Required work
Each line containing the word "diagram" should be found and copied.

Data rows
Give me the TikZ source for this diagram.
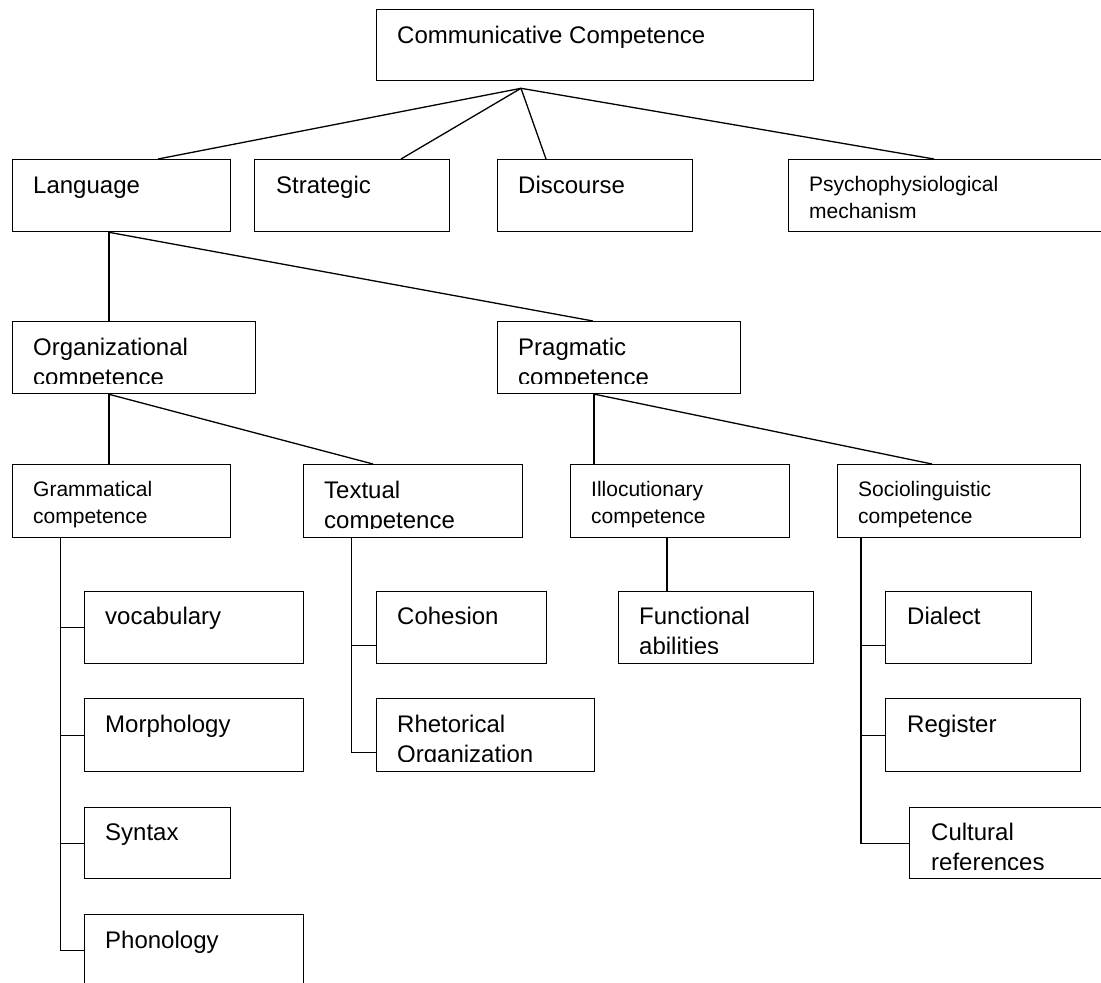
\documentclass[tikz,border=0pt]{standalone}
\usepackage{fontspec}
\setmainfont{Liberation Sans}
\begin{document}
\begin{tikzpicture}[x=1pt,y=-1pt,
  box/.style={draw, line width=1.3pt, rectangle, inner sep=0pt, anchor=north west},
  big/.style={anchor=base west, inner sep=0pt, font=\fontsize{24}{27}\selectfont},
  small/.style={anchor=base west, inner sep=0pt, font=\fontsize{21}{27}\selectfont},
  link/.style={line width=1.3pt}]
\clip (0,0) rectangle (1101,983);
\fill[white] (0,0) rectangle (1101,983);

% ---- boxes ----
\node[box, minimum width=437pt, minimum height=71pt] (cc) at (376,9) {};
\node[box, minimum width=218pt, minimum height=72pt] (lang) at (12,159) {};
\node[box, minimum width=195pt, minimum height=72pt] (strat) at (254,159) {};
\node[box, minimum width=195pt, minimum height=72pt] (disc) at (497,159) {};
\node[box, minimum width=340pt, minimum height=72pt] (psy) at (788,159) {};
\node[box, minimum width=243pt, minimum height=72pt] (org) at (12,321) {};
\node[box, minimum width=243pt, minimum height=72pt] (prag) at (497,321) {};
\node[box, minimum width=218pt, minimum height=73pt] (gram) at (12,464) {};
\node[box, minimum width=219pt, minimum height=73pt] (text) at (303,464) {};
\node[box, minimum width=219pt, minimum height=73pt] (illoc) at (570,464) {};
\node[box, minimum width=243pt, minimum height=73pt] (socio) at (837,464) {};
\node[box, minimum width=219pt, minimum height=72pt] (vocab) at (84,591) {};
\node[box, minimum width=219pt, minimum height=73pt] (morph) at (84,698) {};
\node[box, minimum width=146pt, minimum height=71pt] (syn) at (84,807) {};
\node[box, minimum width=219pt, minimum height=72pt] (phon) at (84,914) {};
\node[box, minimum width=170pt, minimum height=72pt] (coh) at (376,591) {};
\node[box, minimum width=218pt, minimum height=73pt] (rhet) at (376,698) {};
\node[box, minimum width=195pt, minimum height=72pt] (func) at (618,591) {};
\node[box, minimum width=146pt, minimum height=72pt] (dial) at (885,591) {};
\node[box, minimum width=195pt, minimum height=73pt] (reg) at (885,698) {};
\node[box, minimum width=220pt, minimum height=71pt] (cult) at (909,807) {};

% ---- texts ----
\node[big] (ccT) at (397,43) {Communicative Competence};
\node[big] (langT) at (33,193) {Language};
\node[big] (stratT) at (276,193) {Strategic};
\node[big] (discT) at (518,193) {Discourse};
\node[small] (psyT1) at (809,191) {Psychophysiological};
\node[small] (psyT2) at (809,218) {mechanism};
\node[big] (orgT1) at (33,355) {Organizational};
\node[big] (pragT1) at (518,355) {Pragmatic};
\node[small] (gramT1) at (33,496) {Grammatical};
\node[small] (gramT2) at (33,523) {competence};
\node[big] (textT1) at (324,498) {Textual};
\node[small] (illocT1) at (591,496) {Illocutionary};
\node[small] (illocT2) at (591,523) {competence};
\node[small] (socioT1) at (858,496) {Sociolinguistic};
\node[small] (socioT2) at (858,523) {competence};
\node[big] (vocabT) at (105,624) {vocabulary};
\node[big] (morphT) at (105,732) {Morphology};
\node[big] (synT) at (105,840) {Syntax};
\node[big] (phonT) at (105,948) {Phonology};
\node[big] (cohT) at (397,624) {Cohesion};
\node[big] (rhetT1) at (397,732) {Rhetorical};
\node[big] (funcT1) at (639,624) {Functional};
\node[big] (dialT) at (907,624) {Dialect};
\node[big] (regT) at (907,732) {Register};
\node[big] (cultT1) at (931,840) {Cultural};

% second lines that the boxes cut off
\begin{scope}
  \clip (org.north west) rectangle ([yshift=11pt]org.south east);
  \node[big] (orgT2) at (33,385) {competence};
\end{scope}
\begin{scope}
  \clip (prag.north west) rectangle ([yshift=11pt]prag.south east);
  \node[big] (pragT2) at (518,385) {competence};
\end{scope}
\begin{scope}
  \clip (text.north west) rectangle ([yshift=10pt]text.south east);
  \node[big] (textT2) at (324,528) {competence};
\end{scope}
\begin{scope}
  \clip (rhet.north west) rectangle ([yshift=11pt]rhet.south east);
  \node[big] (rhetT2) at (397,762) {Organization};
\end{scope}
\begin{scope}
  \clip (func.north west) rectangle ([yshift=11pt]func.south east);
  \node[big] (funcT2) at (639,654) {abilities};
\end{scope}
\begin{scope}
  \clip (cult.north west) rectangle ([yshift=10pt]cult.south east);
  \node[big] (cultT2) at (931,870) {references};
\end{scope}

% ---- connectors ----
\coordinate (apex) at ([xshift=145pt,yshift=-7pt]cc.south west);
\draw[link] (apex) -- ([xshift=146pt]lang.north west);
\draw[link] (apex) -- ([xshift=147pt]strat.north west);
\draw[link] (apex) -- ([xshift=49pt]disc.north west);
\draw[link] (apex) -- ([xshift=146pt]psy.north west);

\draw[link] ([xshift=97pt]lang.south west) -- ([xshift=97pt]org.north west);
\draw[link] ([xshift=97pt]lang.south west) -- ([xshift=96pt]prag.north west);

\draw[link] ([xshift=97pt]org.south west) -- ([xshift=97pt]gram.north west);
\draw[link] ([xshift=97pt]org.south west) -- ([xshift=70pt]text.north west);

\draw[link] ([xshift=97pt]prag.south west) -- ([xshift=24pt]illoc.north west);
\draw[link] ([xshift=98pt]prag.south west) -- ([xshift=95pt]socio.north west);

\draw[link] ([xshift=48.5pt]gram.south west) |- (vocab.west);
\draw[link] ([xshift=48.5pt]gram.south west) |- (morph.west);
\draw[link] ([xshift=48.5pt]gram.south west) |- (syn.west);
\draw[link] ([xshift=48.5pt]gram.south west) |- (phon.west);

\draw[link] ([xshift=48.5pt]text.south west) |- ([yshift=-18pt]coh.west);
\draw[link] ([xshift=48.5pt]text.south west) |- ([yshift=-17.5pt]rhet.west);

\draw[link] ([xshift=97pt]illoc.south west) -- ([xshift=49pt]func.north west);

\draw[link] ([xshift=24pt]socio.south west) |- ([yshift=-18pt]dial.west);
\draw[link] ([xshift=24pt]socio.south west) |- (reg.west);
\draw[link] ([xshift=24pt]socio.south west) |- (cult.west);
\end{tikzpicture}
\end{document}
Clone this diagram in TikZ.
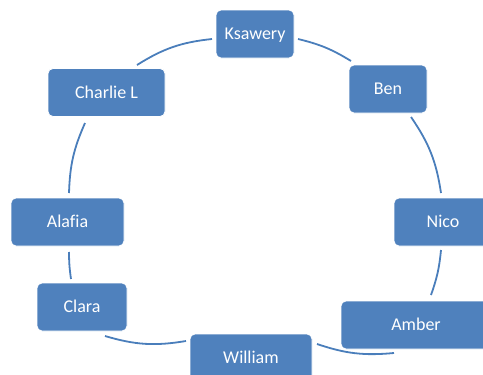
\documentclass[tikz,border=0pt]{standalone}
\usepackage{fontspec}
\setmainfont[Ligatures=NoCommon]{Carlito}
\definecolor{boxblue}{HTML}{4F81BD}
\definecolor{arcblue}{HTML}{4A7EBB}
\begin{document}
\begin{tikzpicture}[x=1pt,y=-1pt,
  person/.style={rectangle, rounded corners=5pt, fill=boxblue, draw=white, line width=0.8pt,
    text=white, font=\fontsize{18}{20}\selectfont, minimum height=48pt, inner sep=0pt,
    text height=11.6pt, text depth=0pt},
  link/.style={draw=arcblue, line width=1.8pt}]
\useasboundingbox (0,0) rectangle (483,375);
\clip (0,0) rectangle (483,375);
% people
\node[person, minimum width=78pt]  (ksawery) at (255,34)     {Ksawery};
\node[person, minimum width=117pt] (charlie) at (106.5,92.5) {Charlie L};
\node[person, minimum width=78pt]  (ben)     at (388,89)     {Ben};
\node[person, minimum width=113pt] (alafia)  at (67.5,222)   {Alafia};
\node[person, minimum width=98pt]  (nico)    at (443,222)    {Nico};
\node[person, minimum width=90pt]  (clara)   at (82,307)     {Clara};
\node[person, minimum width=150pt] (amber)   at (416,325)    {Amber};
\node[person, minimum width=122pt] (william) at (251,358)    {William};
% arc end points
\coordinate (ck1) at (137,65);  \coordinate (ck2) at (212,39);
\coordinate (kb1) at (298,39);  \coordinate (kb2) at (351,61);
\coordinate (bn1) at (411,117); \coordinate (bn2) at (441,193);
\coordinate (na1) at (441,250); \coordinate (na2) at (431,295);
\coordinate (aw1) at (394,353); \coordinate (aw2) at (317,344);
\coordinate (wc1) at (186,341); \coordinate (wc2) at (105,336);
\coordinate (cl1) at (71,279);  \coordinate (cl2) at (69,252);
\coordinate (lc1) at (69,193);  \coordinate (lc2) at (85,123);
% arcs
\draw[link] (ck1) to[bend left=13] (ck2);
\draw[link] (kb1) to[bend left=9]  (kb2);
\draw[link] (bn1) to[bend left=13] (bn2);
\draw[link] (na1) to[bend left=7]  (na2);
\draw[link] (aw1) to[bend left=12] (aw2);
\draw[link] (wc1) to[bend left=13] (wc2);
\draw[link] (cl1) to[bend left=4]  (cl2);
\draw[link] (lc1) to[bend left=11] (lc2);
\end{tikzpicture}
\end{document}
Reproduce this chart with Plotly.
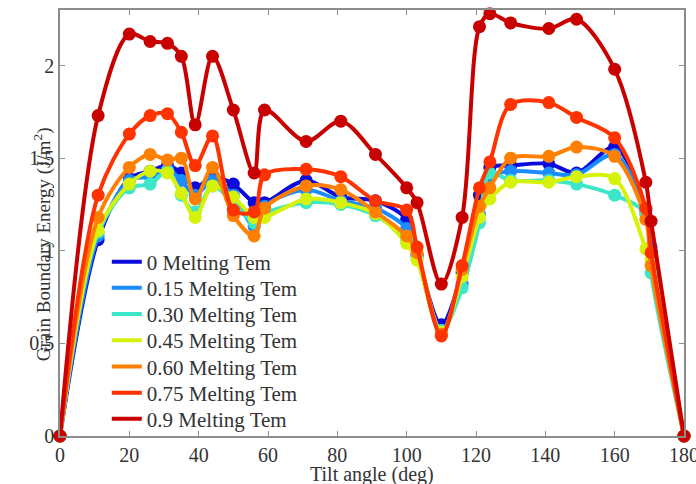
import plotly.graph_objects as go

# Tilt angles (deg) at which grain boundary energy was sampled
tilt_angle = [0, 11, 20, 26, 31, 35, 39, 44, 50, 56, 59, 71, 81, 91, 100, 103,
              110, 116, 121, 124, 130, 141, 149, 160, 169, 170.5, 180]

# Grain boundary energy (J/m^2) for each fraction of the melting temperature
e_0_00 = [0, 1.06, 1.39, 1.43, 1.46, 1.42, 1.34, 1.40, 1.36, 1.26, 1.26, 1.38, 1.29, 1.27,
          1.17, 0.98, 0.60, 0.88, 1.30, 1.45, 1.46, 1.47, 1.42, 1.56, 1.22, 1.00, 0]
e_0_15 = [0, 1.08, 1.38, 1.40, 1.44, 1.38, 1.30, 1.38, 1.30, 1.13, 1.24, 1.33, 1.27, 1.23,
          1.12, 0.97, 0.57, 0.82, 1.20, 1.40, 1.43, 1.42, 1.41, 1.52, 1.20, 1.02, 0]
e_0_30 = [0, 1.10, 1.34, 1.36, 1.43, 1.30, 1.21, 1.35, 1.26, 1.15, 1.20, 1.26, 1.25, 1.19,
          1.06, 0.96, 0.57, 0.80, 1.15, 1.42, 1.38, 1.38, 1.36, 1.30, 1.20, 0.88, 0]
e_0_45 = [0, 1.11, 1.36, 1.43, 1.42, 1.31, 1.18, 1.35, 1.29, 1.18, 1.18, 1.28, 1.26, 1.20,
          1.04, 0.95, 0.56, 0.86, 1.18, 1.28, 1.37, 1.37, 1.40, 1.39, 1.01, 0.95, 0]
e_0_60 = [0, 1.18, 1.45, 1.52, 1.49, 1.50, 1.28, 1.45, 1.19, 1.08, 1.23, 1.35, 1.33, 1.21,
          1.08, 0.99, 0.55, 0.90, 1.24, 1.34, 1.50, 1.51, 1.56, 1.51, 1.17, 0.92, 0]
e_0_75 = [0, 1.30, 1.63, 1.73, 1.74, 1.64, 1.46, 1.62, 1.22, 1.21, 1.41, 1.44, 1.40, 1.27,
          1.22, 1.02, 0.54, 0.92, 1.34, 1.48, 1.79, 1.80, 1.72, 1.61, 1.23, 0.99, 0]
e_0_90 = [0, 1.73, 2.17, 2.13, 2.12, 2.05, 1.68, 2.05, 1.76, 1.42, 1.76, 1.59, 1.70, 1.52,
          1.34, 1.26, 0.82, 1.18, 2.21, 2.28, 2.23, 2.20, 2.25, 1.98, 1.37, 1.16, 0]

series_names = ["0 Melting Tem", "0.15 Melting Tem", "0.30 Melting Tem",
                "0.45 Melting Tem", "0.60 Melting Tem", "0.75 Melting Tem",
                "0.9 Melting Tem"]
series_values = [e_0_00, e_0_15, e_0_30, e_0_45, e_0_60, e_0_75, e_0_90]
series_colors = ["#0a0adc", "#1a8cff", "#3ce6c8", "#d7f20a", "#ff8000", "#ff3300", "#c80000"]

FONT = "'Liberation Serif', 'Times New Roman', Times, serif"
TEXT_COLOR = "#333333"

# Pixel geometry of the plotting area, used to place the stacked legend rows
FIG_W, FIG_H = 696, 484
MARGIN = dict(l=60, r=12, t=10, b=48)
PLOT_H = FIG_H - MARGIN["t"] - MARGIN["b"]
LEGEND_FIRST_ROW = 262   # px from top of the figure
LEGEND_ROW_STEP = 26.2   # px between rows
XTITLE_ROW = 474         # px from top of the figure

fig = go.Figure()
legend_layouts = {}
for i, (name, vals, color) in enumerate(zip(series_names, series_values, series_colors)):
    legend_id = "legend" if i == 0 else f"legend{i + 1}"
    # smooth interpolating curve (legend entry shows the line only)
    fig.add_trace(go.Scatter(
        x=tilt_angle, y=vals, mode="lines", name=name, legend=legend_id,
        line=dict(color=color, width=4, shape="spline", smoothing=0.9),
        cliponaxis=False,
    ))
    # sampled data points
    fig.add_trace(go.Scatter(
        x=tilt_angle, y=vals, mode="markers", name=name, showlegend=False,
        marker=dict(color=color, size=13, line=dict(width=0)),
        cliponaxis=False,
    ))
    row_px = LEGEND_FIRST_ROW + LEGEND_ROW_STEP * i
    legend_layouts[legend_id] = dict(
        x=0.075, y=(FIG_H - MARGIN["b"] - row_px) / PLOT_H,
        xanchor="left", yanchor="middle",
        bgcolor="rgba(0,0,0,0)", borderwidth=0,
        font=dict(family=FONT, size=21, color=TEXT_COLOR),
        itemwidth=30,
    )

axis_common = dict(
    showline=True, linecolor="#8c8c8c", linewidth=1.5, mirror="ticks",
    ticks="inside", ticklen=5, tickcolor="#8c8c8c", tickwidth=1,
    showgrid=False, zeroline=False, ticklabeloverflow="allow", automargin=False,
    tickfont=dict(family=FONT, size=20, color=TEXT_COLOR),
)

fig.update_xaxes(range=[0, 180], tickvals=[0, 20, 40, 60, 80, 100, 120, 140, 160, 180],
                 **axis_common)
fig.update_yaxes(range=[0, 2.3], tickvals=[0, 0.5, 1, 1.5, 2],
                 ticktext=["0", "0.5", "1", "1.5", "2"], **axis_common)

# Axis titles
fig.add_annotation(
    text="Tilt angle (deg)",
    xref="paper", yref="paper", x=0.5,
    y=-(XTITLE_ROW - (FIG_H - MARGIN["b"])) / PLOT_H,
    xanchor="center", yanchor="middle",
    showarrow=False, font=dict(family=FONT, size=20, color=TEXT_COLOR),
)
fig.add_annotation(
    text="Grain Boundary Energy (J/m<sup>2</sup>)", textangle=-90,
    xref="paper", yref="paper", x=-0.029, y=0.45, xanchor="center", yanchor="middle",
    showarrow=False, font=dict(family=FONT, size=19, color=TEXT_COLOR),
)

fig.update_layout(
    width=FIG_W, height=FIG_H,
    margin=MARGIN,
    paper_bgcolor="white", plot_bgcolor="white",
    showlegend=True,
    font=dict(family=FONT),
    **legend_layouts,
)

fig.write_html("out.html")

Result
Give me the TikZ source for this diagram.
Clone this diagram in TikZ.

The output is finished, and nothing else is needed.